Newsgroups: comp.lang.fortran,comp.parallel,comp.sys.super
From: marc@efn.org (Marc Baber)
Subject: APR xHPF 2.1 Released; NAS Parallel Benchmark Results
Date: Wed, 5 Jul 1995 20:34:09 GMT


APR RELEASES xHPF 2.1, WORLD'S FIRST HPF TO TURN IN NAS BENCHMARK RESULTS    
July 5, 1995
=========================================================================

  Sacramento, CA -- Applied Parallel Research (APR) announced it will
begin shipping xHPF 2.1, the latest version of its industry-leading
High Performance Fortran (HPF) compilation system.  xHPF 2.1 is the
first HPF implementation to compile NAS Parallel Benchmark (NPB)
programs and has thus set a new standard for end-user achievable
performance on a wide range of parallel platforms.

  The NPB suite is used to measure sustainable performance of computer
systems when running five computational kernels and three simulated CFD
programs.  The programs represent typical applications used in NASA's
NAS project.  The benchmarks are considered a "pathfinder" in searching
out the best parallel systems for grand challenge problems such as
modeling whole aircraft.

  APR's president, John Levesque said, "xHPF may be the only HPF
implementation capable of successfully parallelizing NAS parallel
benchmarks today.  To date, no other HPF vendor has published even a
single result for any of the of these eight benchmarks.  The speed-ups
achieved by xHPF on the [Cray] T3D, the [IBM] SP-2, and the [Intel]
Paragon are impressive enough that I believe it will be months or even
years before other HPF vendors can offer comparable performance."
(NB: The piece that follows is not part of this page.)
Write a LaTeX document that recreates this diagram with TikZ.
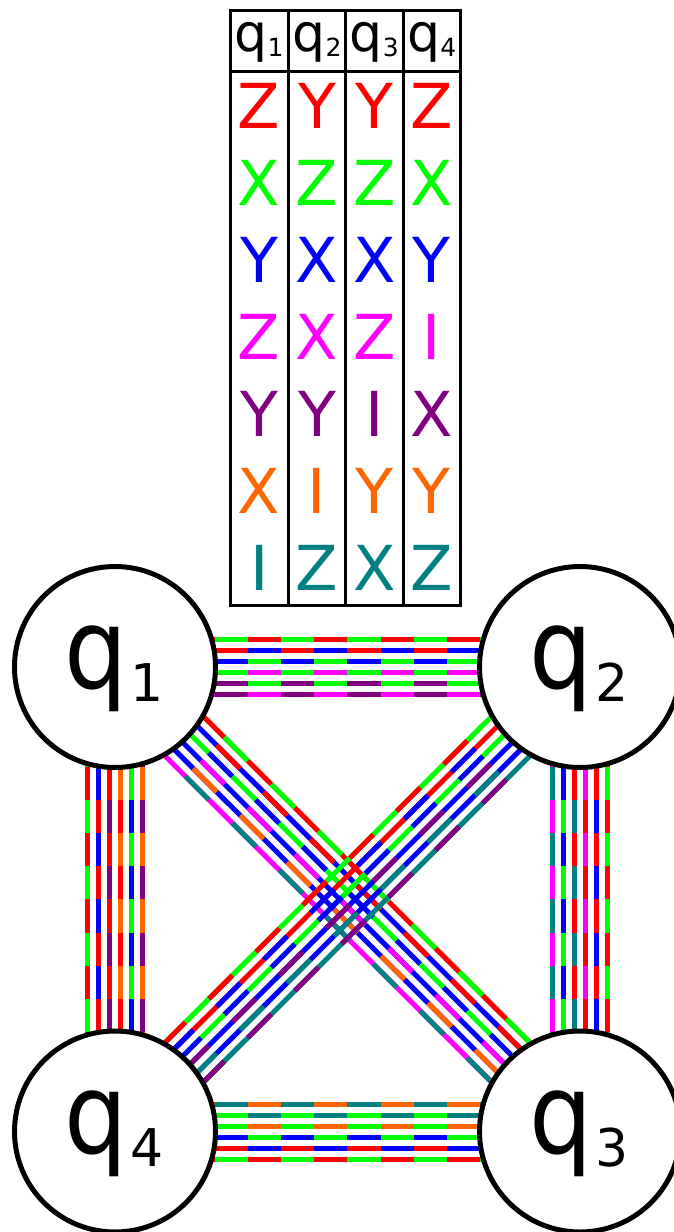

  "We expect 1995 will be the watershed year for parallel programming
of distributed memory systems and clusters.  Before 1995, hand-tuned
message-passing programming was the norm.  Beginning this year,
automatic parallelization by sophisticated, production-quality HPF
compilers will be the norm and APR's xHPF is well-positioned to become
the de facto industry standard for HPF compilation.  This is a wake-up
call for application programmers who've been waiting since the early
days of the hypercubes for good parallel Fortran compilers."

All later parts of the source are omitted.